Germany Moves Toward Glyphosate Phase-out
06.09.2019 -
In a compromise agreement presented this week, Germany’s federal cabinet voted to curb the use of the controversial chemical glyphosate up to 2023, active ingredient in the equally controversial herbicide Roundup, and subsequently ban it. The government’s proposals will not be directly adopted as laws but will be implemented through a series of laws and ordinances over the coming months
The German decision follows months of wrangling between the Christian Democrat-led Agriculture ministry and the Social Democrat-led Environment Ministry – the same two ministries whose squabbles, under different ministers, resulted in the EU’s narrow reauthorization of the controversial herbicide chemical in 2017.
Up to now, agriculture minister, Julia Klöckner, has resisted efforts to ban glyphosate on grounds it is too soon to seek a ban, as the EU will not vote on its renewal before 2022. Ironically, the favorable 2017 vote that allowed a five-year reprieve for the chemical was cast by Germany as then-agriculture minister, Christian Schmidt, upstaged then-environment minister, Barbara Hendricks.
Germany’s remedy package for the environment, of which the glyphosate restrictions are part, is aimed primarily at protecting bees and insects.
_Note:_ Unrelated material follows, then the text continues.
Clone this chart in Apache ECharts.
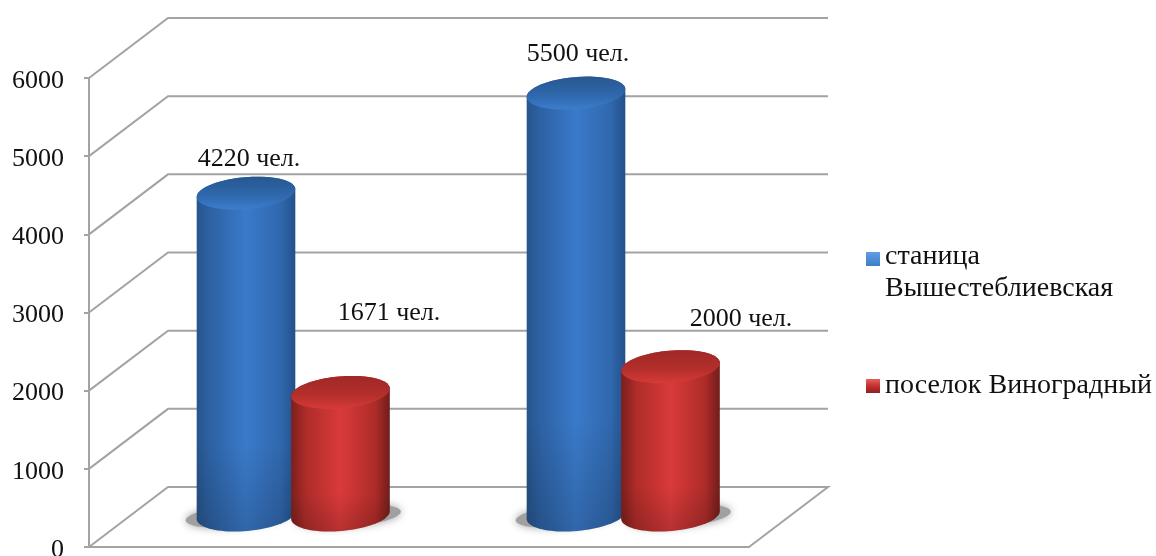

The country has seen a dramatic decline in insect populations, which many blame on the overuse of pesticides, and the research ministry has calculated that nearly a third of all animal and plant species should be considered endangered.
To help progress the glyphosate phase-out, the Research ministry, which presented the insect protection plan together with the two other ministries, plans to free up annual funding of €100 million ($110 million) for insect protection measures and research.
Much of the additional funding would come from subsidies Germany receives from the EU. Up to now, the government has used around 4.5% of the subsidies to finance environmental protection measures; however, environment minister Svenja Schulze would like to see this rise to 6% by 2020.
When the EU’s renewal vote on glyphosate comes around again in three years, the European Parliament has given notice that it will press for a full ban. Austria has already banned the substance, the first EU country to do so. Some – in particular German industrial heavyweight Bayer, the world’s largest glyphosate producer – interpret the Commission’s vote to renew it as prohibiting individual member states from going it alone on a full ban.
France has banned the sale, distribution and use of glyphosate-containing herbicide Roundup Pro 365, and several French cities have also prohibited or restricted the use of agricultural products containing the chemical. French president, Emmanuel Macron, however, backed away from trying to push through a nationwide ban after facing the wrath of the country’s farmers
Although flagship company Bayer, which acquired Roundup with the $63 billion takeover of Monsanto in 2018, is now global leader not only in glyphosate but in agricultural chemicals generally, Germany is only a small consumer, with a share of less than 1%. Europe as a whole has a share of under 10%. The largest consumers of glyphosate are in the Americas.